Distinguished Educator of Blind Children
The National Federation of the Blind
honors
Ruby Ryles
Distinguished Educator of Blind Children
For your skill in teaching Braille
and the use of the white cane,
for generously devoting extra time to meet
the needs of your students,
for inspiring your students to perform
beyond their expectations,
and for sharing your wisdom
with your colleagues and parents
across the nation.
July 3, 1992

     Mrs. Ruby Ryles in a few short years will be Dr. Ruby Ryles, and I'm sure that we will be hearing more from this fine lady. [Applause.]

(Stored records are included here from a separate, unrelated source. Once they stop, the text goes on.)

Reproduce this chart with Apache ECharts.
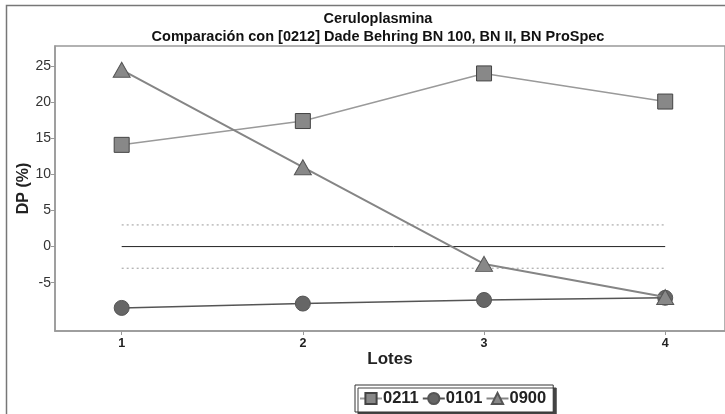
<!DOCTYPE html>
<html><head><meta charset="utf-8">
<script src="https://cdn.jsdelivr.net/npm/echarts@6/dist/echarts.min.js"></script>
<style>html,body{margin:0;padding:0;background:#fff}#c{width:725px;height:414px}</style>
</head><body><div id="c"></div>
<script>
const lotes = [1, 2, 3, 4];
const s0211 = [14.1, 17.4, 24.0, 20.1];
const s0101 = [-8.5, -7.9, -7.4, -7.1];
const s0900 = [24.5, 11.0, -2.4, -7.0];
const yTicks = [-5, 0, 5, 10, 15, 20, 25];
const limitUpper = 3, limitLower = -3, centerLine = 0;

const F = '"Liberation Sans", Arial, sans-serif';
const chart = echarts.init(document.getElementById('c'));
const pts = arr => lotes.map((x, i) => [x, arr[i]]);
const hline = v => [[lotes[0], v], [lotes[lotes.length - 1], v]];

chart.setOption({
  animation: false,
  title: [
    { text: 'Ceruloplasmina', left: 373, top: 6, textAlign: 'center',
      textStyle: { fontFamily: F, fontSize: 14.5, fontWeight: 'bold', color: '#111' } },
    { text: 'Comparación con [0212] Dade Behring BN 100, BN II, BN ProSpec', left: 373, top: 24, textAlign: 'center',
      textStyle: { fontFamily: F, fontSize: 14.5, fontWeight: 'bold', color: '#111' } }
  ],
  graphic: [
    { type: 'rect', shape: { x: 6.5, y: 5.5, width: 800, height: 500 }, style: { fill: 'none', stroke: '#777', lineWidth: 1.5 }, z: -10 }
  ],
  grid: { left: 55, top: 46, right: 0, bottom: 83, show: true, borderColor: '#999', borderWidth: 1.5, backgroundColor: 'transparent' },
  xAxis: {
    type: 'value', min: 0.632, max: 4.33, name: 'Lotes', nameLocation: 'middle', nameGap: 20, nameMoveOverlap: false,
    nameTextStyle: { fontFamily: F, fontSize: 17, fontWeight: 'bold', color: '#222' },
    axisLine: { show: true, onZero: false, lineStyle: { color: '#999', width: 1.5 } },
    axisTick: { show: true, length: 4, customValues: lotes, lineStyle: { color: '#999' } },
    axisLabel: { customValues: lotes, fontFamily: F, fontSize: 12.5, fontWeight: 'bold', color: '#222', margin: 6 },
    splitLine: { show: false }
  },
  yAxis: {
    type: 'value', min: -11.7, max: 27.8, name: 'DP (%)', nameLocation: 'middle', nameGap: 23, nameMoveOverlap: false,
    nameTextStyle: { fontFamily: F, fontSize: 16, fontWeight: 'bold', color: '#222' },
    axisLine: { show: true, onZero: false, lineStyle: { color: '#999', width: 1.5 } },
    axisTick: { show: true, length: 4, customValues: yTicks, lineStyle: { color: '#999' } },
    axisLabel: { customValues: yTicks, fontFamily: F, fontSize: 14, color: '#333', margin: 4 },
    splitLine: { show: false }
  },
  legend: {
    data: ['0211', '0101', '0900'], left: 355, top: 385, itemGap: 3, itemWidth: 22, itemHeight: 14,
    padding: [5, 7, 5, 4], borderColor: '#333', borderWidth: 1, backgroundColor: '#fff',
    shadowColor: '#444', shadowBlur: 0, shadowOffsetX: 3, shadowOffsetY: 3,
    textStyle: { fontFamily: F, fontSize: 16.5, fontWeight: 'bold', color: '#222', padding: [0, 0, 0, -4] }
  },
  series: [
    { type: 'line', silent: true, symbol: 'none', data: hline(limitUpper), lineStyle: { color: '#999', width: 1, type: [2, 3] }, z: 1 },
    { type: 'line', silent: true, symbol: 'none', data: hline(limitLower), lineStyle: { color: '#999', width: 1, type: [2, 3] }, z: 1 },
    { type: 'line', silent: true, symbol: 'none', data: hline(centerLine), lineStyle: { color: '#222', width: 1 }, z: 1 },
    { name: '0211', type: 'line', data: pts(s0211), symbol: 'rect', symbolSize: 15,
      lineStyle: { color: '#9a9a9a', width: 1.5 }, itemStyle: { color: '#888', borderColor: '#444', borderWidth: 1 }, z: 3 },
    { name: '0101', type: 'line', data: pts(s0101), symbol: 'circle', symbolSize: 15,
      lineStyle: { color: '#555', width: 1.5 }, itemStyle: { color: '#666', borderColor: '#555', borderWidth: 1 }, z: 4 },
    { name: '0900', type: 'line', data: pts(s0900), symbol: 'triangle', symbolSize: [17, 15],
      lineStyle: { color: '#858585', width: 2 }, itemStyle: { color: '#888', borderColor: '#555', borderWidth: 1 }, z: 5 }
  ]
});
</script></body></html>
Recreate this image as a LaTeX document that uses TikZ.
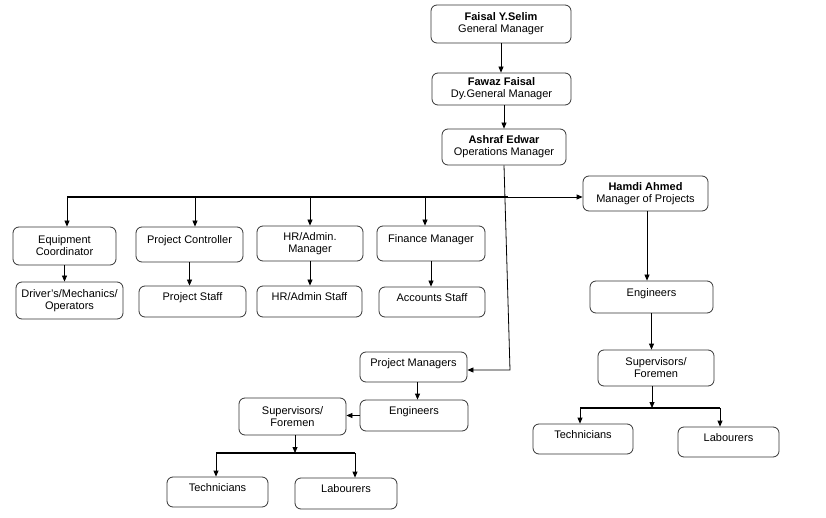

     After Mrs. Ryles accepted her plaque, she said:

     What words can I possibly use to express my gratitude for the greatest honor a teacher could receive? I did not learn to teach blind children from the universities or the professionals, but from the real experts--from you. You taught me the value of sleep shades, early cane use, slate and stylus; and in your characteristic way you cut through the fat of the professional debates in my field and showed me how really simple it is to determine which children need Braille instruction. There is no debate, you taught me. If I am thought of as knowledgeable in the field of education of blind children, it is due to the countless numbers of Federationists who instructed and supported me and became my friends. Mackenstadts, Omvigs, and other NFB faithfuls forever changed the way I taught about and, more important, thought about blindness. My mother used to say, "Choose your friends wisely because you are a little part of each of your friends." I say to you tonight that each of you--every single one of you in the National Federation of the Blind--is not only a part of me, but a part of every child, every family, every professional, and every class I teach. I thank you for taking me in and teaching me how to be an effective teacher. But most of all, I thank you for being my friends. Were she here today, I know my mother would say in the best of her Southern mothering styles, "Ruby Nell, you certainly did choose your friends well, and I told you so." Thank you, friends. [Applause.]